Forum Moderators: open

Message Too Old, No Replies

Google and .cgi

documents Google does not index

         

Lisa

11:14 pm on Apr 3, 2002 (gmt 0)

WebmasterWorld Senior Member 10+ Year Member



I was wondering why Brett's [webmasterworld.com...] was not indexed. I did a search for CGI in the url and this is what I foundinurl:cgi [google.com], there were no documents ending with .cgi

So it appears to me that Google does not index .cgi. Am a I wrong? If I am right what other documents does google ignore?

MarkHutch

11:21 pm on Apr 3, 2002 (gmt 0)

WebmasterWorld Senior Member 10+ Year Member



Maybe because there is this meta tag in the page.....

<META NAME="GOOGLEBOT" CONTENT="NOARCHIVE">

Lisa

11:23 pm on Apr 3, 2002 (gmt 0)

WebmasterWorld Senior Member 10+ Year Member



ok, that explains Brett's page and perhaps my whole question... hmmm

hutchins13

4:27 am on Apr 4, 2002 (gmt 0)

10+ Year Member



It appears that Google will index URLs containing ".cgi":

[google.com...]

You might have to look through several pages of results to see what your looking for. One note, I believe they are much harder to get indexed versus htm, html, etc.

Key_Master

4:38 am on Apr 4, 2002 (gmt 0)

WebmasterWorld Senior Member 10+ Year Member



<META NAME="GOOGLEBOT" CONTENT="NOARCHIVE">

This tag prevents Googlebot from caching the page. I'd assume (without looking) that Brett has disallowed active.cgi in robots.txt

Believe me when I say this, Google indexes .cgi pages. In fact, I have a few hundred of them I would like removed from their index.

Macguru

4:44 am on Apr 4, 2002 (gmt 0)

WebmasterWorld Senior Member 10+ Year Member



>>Maybe because there is this meta tag in the page..... <META NAME="GOOGLEBOT" CONTENT="NOARCHIVE">

This tag is to request Google not to cache the page.
[google.com...]

Google will index cgi generated pages. To prevent it from doing so is generrally done with the Robots tag or the robots.txt exclusion file.

Key_Maste beat me!

(edited by: Macguru at 4:51 am (utc) on April 4, 2002)

MarkHutch

4:46 am on Apr 4, 2002 (gmt 0)

WebmasterWorld Senior Member 10+ Year Member



Just took a quick look/see of the robots.txt file and YES, he does have /cgi-bin/ disallowed.

Brett_Tabke

9:04 am on Apr 4, 2002 (gmt 0)

WebmasterWorld Administrator 10+ Year Member Top Contributors Of The Month



Because the .htm version is indexed...

http://www.google.com/search?q=active+posts [google.com]

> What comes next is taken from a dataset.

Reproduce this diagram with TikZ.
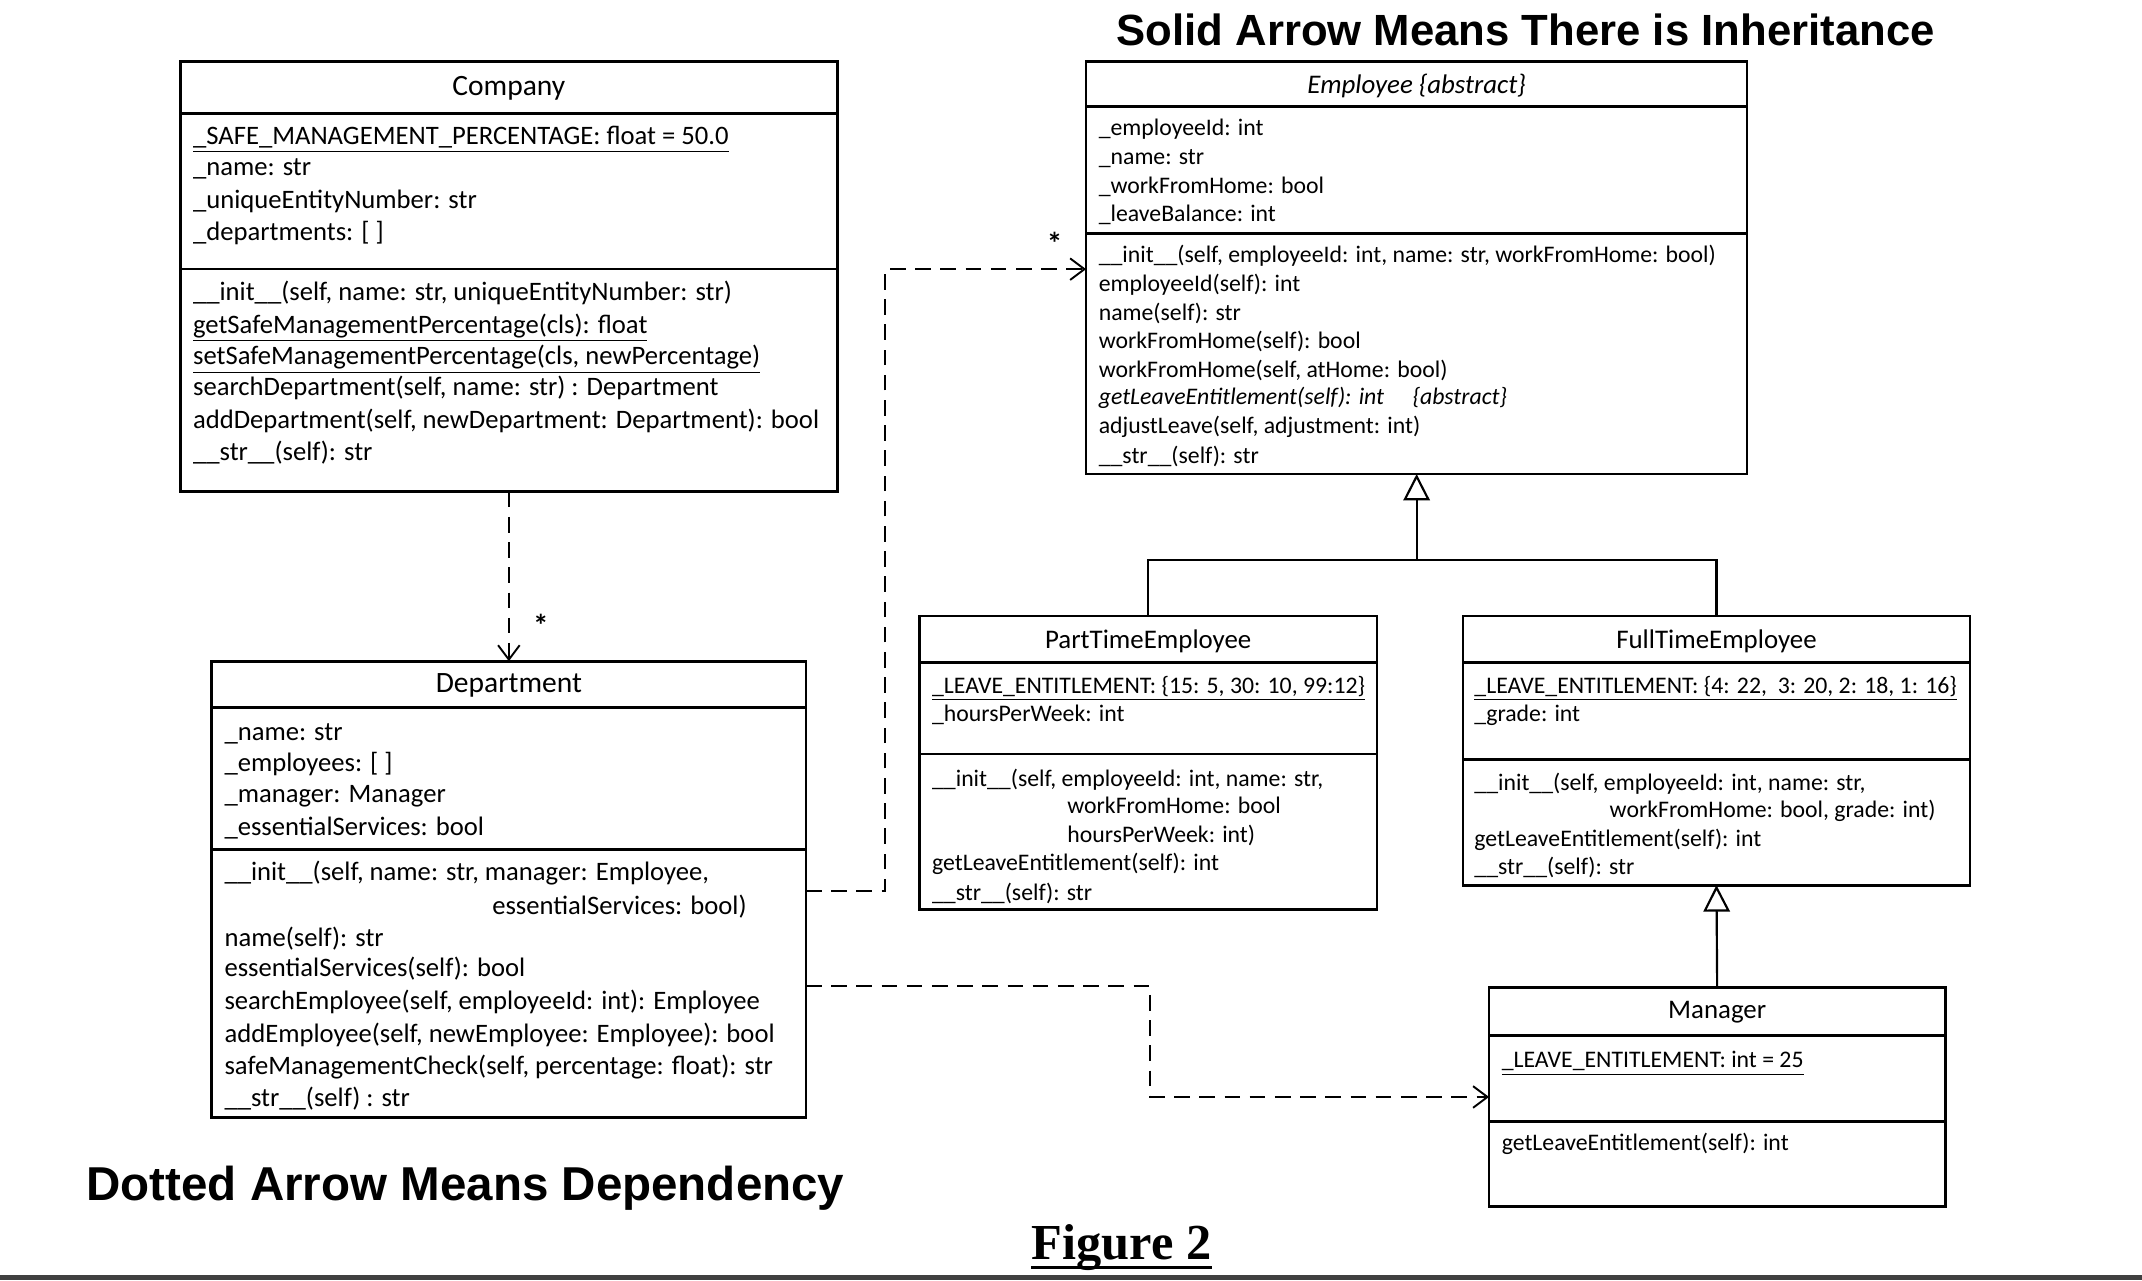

I did have a "no index" on it for awhile because there were 4-5 variations on the url that could result in indexing. So...to stop dupes I did some different things. It's a special page because that is the only way the bot has to get at some of the content around here (since it can't read cookies for navigation...)

Slade

3:59 am on Oct 2, 2002 (gmt 0)

10+ Year Member



I know this is an old thread, but...

I noticed that I have active.htm and active.cgi in my browser's dropdown.

I'm just curious why both are even on the page? Wouldn't it make sense to just change the .cgi link to .htm, and consolidate PR?

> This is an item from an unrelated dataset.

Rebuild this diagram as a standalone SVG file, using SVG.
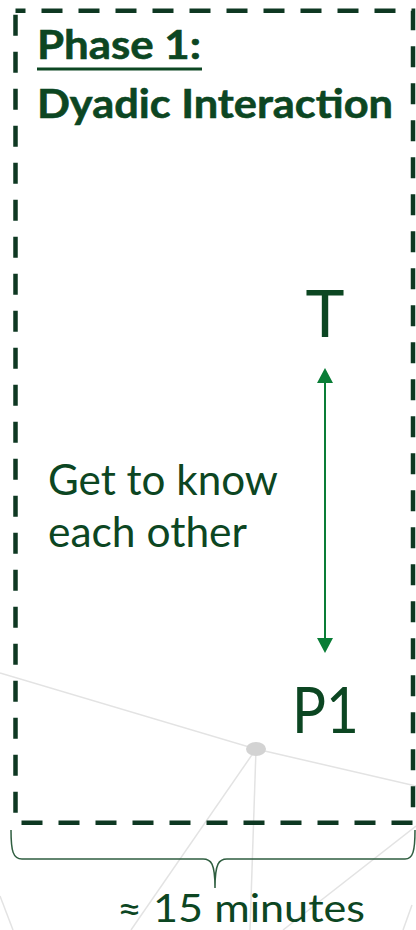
<svg xmlns="http://www.w3.org/2000/svg" width="416" height="930" viewBox="0 0 416 930">
<style>
.bg{stroke:#e3e3e3;stroke-width:1.5;fill:none}
.t{font-family:Lato,"Open Sans","Liberation Sans",sans-serif;fill:#0c4622}
.b{font-weight:bold}
</style>
<defs>
<marker id="ah" viewBox="0 0 15 16" refX="0" refY="8" markerWidth="15" markerHeight="16" markerUnits="userSpaceOnUse" orient="auto-start-reverse">
<path d="M0,0 L15,8 L0,16 z" fill="#0a7d36"/>
</marker>
</defs>
<rect width="416" height="930" fill="#ffffff"/>
<g id="background">
<line class="bg" x1="0" y1="673" x2="256" y2="749"/>
<line class="bg" x1="256" y1="749" x2="416" y2="786"/>
<line class="bg" x1="256" y1="749" x2="131" y2="930"/>
<line class="bg" x1="256" y1="749" x2="250" y2="930"/>
<line class="bg" x1="416" y1="826" x2="283" y2="930"/>
<line class="bg" x1="0" y1="896" x2="13" y2="930"/>
<line class="bg" x1="412" y1="905" x2="403" y2="930"/>
<ellipse cx="256" cy="749" rx="10" ry="7" fill="#d3d3d3"/>
</g>
<g id="phase-box">
<rect x="15.5" y="10.7" width="397.5" height="812" fill="none" stroke="#0e3822" stroke-width="4.5" stroke-dasharray="21 16" stroke-dashoffset="11"/>
<text class="t b" x="37" y="59" font-size="41" textLength="164" lengthAdjust="spacingAndGlyphs" stroke="#0c4622" stroke-width="0.6">Phase 1:</text>
<rect x="37" y="67.5" width="165" height="3" fill="#0c4622"/>
<text class="t b" x="37" y="118" font-size="41" textLength="356" lengthAdjust="spacingAndGlyphs" stroke="#0c4622" stroke-width="0.6">Dyadic Interaction</text>
</g>
<g id="label">
<text class="t" x="48" y="495" font-size="42" textLength="230" lengthAdjust="spacingAndGlyphs">Get to know</text>
<text class="t" x="48" y="547" font-size="42" textLength="199" lengthAdjust="spacingAndGlyphs">each other</text>
</g>
<g id="node-T">
<text class="t" x="325" y="337" font-size="66" text-anchor="middle">T</text>
</g>
<g id="node-P1">
<text class="t" x="292" y="733" font-size="63" textLength="67" lengthAdjust="spacingAndGlyphs">P1</text>
</g>
<g id="connectors">
<line x1="325" y1="383" x2="325" y2="638" stroke="#0a7d36" stroke-width="2" marker-start="url(#ah)" marker-end="url(#ah)"/>
</g>
<g id="duration">
<path d="M11,830 C11,851 13,859 22,859 L203,859 C211,859 215,863 215,888 C215,863 219,859 227,859 L405,859 C413,859 415,851 415,830" fill="none" stroke="#2f5e40" stroke-width="1.5"/>
<text class="t" x="117" y="922" font-size="39" textLength="248" lengthAdjust="spacingAndGlyphs">≈ 15 minutes</text>
</g>
</svg>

Or, do they do different things, that I'm not seeing?

Brett_Tabke

7:05 pm on Oct 2, 2002 (gmt 0)

WebmasterWorld Administrator 10+ Year Member Top Contributors Of The Month



I'm not stressed about it. I just put the htm version up on the nav bar to allow proxy caches to cache the page. That page is so busy, that I'm more concerned about resources that promotion. As long as bots can follow links from the first page of the active list - that's fine by me.